The sickest of burns.
Drummer Alan Cassidy and bassist Max Levelle team up to breathe new life into classics like ‘Contagion’ and ‘Funeral Thirst,’ while new blood Brandon Ellis proves that he has monstrous chops as lead-guitarist, filling former guitarist Ryan Knight’s formidable shoes with crisp leads and virtuosic solos on tracks like ‘Vlad, Son Of The Dragon’ and ‘Statutory Ape’. During fan-favourite ‘Miasma,’ Strnad hams up his own perverse lyrics, thrusting into the crowd as he screams “No, we don’t want to work /We just want to fuck!” and squatting to take a pseudo-dump as he shrieks “Just another piece of shit!”
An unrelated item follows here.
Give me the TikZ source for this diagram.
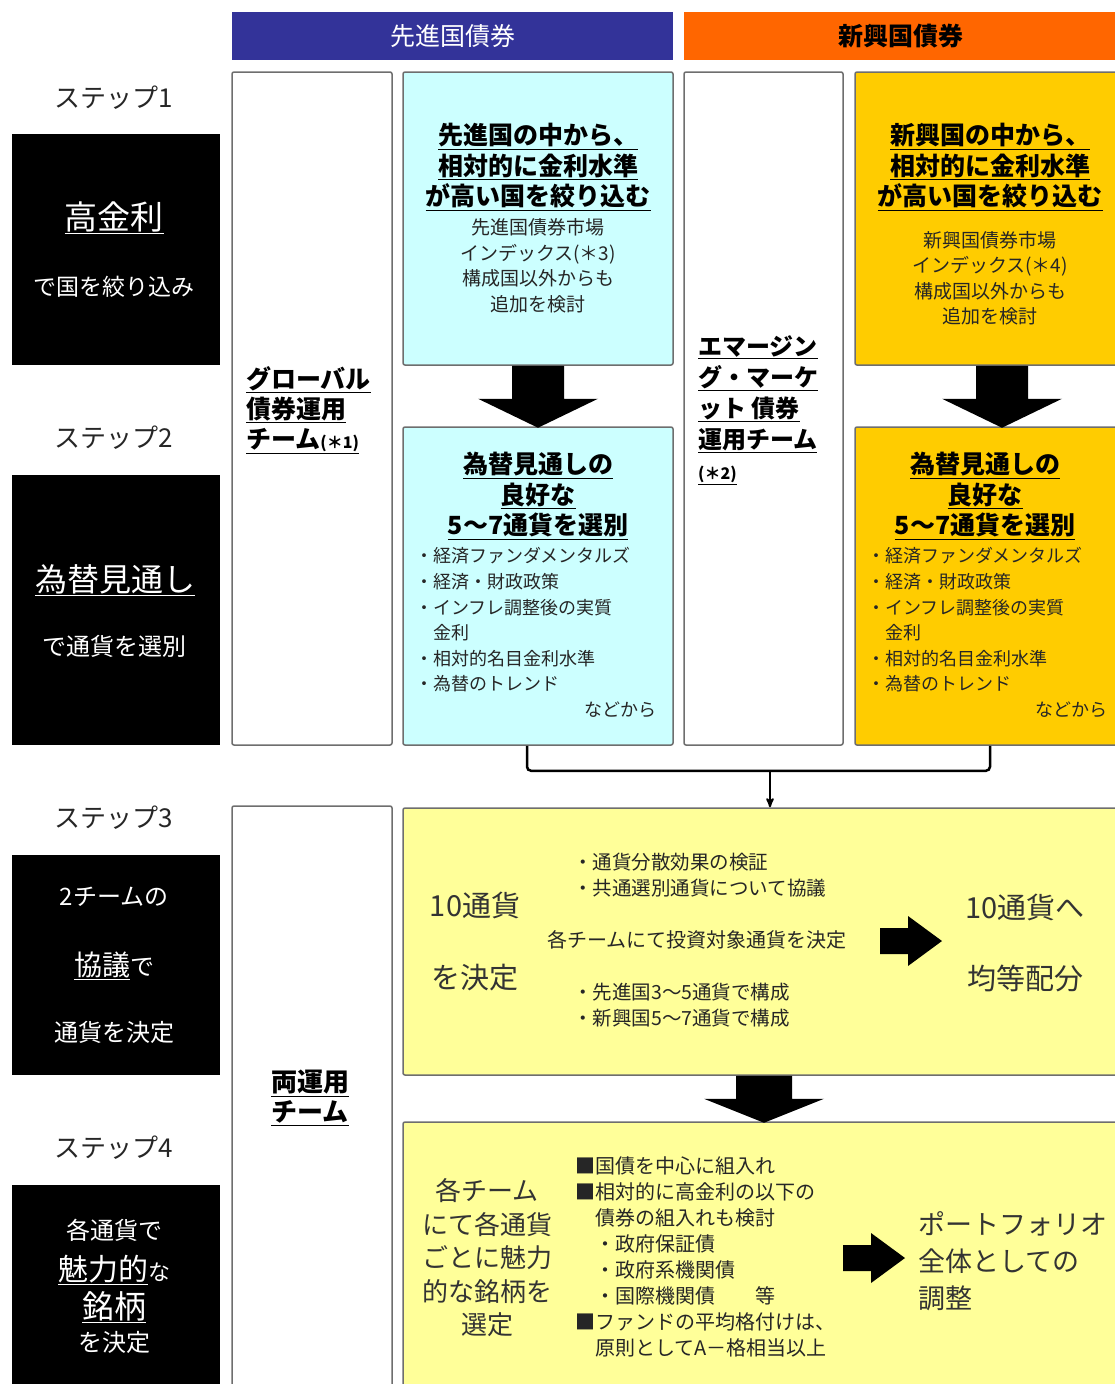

Even with their ever-changing line-up, Black Dahlia sound tighter than ever tonight, with energy and precision on stage that’s simply unrivalled by their peers. When some cretin throws a worn pair of panties at Strnad, he catches them one handed and laughs mid-scream, before remarking to the crowd that “We get panties thrown at us occasionally, and they’re always from dudes. You’re not fooling us, bro.”
As the band close out with their nearly hour-long set, Strnad thanks the Brisbane crowd for the raucous reception, with parting words of “Stay metal my friends!” Copy that Trevor; will do mate. Bring on album number #8!